Once we were done traveling, we had thought the worst was over. We were wrong.
On the ferry, I had noticed that Eleanor was starting to feel warm. I told myself it was just from traveling, and she would be fine in the morning. But she wasn't. She definitely had a fever and was miserable.
The night we arrived, the groom (Keith's cousin Gene) and his mother stopped by to say hello and help us get settled. Wonderful people they are, they brought us food and potable water. Gene, who also happens to be an ER doctor in New York City, mentioned that he was surfing at 7am the next morning with his friends, and anyone would be welcome to join him.
Well, Eleanor woke up at 5.30am, crying and feeling like she was on fire. We groggily got up and did the best we could to appease her, but she was clearly very unhappy.
And we were also unhappy. How could she be sick already? And how could we forget to bring a thermometer and children's Tylenol?!? We were so focused on travel-specific items like getting her Hep A shot, and filling a prescription for diarrhea medication (just in case!), and bringing plenty of sunscreen, band-aids and Neosporin .... we completely forgot to be prepared for the usual baby illnesses. I felt so worried and like a horrible mother, because I wasn't prepared.
After worrying myself into a serious funk, Karen and I walked to where Gene was staying, just one house further down the beach. The house looked completely quiet, but we figured someone had to be up. Right?
Finally, on a bench behind the house, facing the infinity pool and the ocean (which I barely even saw), we found Gene's two surfing buddies. Who are also ER doctors with him. I couldn't be bothered to learn their names or introduce myself before launching into "My daughter is sick and I don't know what to do!" I even found myself getting choked up as I talked. As I tried to hold back the tears, I thought about how embarrassed I was to be this crazy stranger-lady who is having a meltdown in Costa Rica, and they just want to go surfing. It only got worse when their medical advice was to give Eleanor baby Tylenol, keep her hydrated, and keep an eye on her ... and I had to admit I was also a bad, unprepared mother because I didn't bring any baby Tylenol.
By this time, Gene had shown up so he offered to run over to his sister Teresa's place. Teresa has two young daughters and is also the most organized, efficient person in the world, so there was no doubt that she would have a thermometer and medicine that we could borrow. I thanked him profusely and retreated back to our house, to hold Eleanor and apologize again for being such a terrible mother. I'm sure the doctors sighed with relief, and hopefully went surfing.
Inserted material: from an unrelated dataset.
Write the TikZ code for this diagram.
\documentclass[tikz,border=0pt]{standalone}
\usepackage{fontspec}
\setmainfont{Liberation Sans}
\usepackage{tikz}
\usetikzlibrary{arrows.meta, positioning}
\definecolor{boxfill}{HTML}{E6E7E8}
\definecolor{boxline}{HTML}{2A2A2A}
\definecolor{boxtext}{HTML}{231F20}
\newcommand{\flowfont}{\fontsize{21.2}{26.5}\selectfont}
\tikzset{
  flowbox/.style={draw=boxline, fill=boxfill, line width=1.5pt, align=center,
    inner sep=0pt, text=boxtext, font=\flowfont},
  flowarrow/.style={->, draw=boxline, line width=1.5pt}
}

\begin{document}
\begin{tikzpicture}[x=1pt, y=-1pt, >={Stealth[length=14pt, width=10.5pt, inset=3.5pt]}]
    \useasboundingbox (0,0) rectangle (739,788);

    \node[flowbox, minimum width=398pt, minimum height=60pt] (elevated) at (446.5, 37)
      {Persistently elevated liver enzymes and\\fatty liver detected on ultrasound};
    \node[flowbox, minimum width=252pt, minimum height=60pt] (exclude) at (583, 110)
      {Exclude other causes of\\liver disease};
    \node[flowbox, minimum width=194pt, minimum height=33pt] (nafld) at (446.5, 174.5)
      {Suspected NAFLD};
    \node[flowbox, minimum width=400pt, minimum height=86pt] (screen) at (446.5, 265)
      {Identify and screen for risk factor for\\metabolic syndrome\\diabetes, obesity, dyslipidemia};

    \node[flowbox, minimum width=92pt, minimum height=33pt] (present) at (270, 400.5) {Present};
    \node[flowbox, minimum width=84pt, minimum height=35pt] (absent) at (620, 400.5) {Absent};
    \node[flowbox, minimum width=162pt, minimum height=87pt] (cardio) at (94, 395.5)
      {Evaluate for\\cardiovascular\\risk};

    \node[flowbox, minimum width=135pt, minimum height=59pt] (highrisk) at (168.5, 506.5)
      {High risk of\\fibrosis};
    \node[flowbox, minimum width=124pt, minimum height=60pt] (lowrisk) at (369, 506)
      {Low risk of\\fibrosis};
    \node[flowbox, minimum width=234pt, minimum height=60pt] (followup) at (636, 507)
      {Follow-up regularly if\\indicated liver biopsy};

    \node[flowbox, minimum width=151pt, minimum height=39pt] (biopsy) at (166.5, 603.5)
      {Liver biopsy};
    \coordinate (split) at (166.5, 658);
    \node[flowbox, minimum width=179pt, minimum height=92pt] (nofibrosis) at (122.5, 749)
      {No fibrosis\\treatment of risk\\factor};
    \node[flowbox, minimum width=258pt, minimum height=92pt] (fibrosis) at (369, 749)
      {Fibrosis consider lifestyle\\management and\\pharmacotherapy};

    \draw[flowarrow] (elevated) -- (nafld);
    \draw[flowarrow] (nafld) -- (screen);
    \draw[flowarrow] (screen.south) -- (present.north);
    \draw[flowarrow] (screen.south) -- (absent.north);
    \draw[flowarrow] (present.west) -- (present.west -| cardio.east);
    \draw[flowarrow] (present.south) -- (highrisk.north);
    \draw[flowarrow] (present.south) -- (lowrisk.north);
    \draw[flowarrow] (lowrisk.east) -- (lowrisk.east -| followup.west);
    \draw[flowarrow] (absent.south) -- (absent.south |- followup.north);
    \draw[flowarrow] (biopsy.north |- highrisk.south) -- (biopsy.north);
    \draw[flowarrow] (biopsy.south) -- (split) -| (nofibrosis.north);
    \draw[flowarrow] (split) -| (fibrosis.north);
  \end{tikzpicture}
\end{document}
As promised, Gene delivered the medical necessities, courtesy of Teresa. Once we had the thermometer and the Tylenol, I calmed down a bit. We spent most of the day relaxing in the bedroom or swinging in the hammock. We briefly attended the rehearsal dinner that night, but there was too much heat and noise and people, so we left before dinner was even served, and long before the party really got started.
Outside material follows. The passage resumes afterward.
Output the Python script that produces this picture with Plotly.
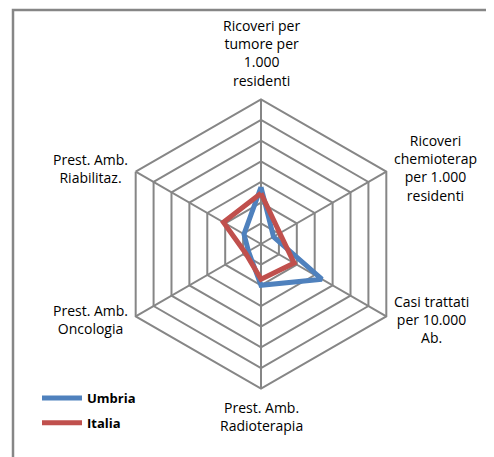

By the next morning (Friday), Eleanor's fever was waning. After much discussion and debate, more logical minds prevailed and we all agreed that there was no way she could have gotten sick in Costa Rica, since she was already feeling warm within a few hours of our arrival. Maybe she could have gotten something on the plane? But even that would mean an incubation period of less than a day between getting infected and showing symptoms. So was the most likely explanation that she was actually sick before we even left Cleveland, and it was just poor, dumb luck that she got sick on our trip? Somehow, that seemed like the most far-fetched yet logical explanation.
So by mid-Friday morning, I could stop worrying so much about Eleanor and concentrate on me, because I felt horrible. Jeremy had brought back some champagne from the rehearsal dinner the night before, and I decided to have a mimosa. There'd been some rumblings in my stomach area during the night and early morning that I had tried to ignore, but somehow the mimosa brought these minor cramps to full force. I went to the bathroom and puked up everything I had eaten so far that day.
Instead of laying in bed as Eleanor's mattress, I laid in bed of my own accord. Keith made Costa Rican style "gallo pintos" for lunch—black beans and rice. I had really been looking forward to trying it when he started soaking the beans the night before, but at this point I knew it was not a good idea. I took a few antacids that were helpfully included in the wedding bags and curled into a ball on the couch. Was it something I ate? Did I catch a bug on the plane? Had all of my worrying from the previous day actually turned into physical illness? I didn't know what I had; I just knew I was tired of feeling like crap and wanted to actually start my vacation!
After that, I risked eating a few tortillas chips because they were the only things that didn't make me want to vomit as soon as I looked at them. Just kidding! I still threw them up a bit later.
By the evening, I was still feeling shaky and weak, but not as vomitous. Cousin Teresa and her husband Nic had arranged for a chef to prepare a meal at their rented villa, and close family was invited to eat and spend time together. So I did manage to eat that meal and keep it down. I hoped that meant that the sickness was passing.
I went to bed that night feeling sick and incredibly irritated. We had made it all the way to Costa Rica, we were only there for 6 days (not counting travel) .... and I had spent the first two days in bed. Time was running out for the vacation of my dreams!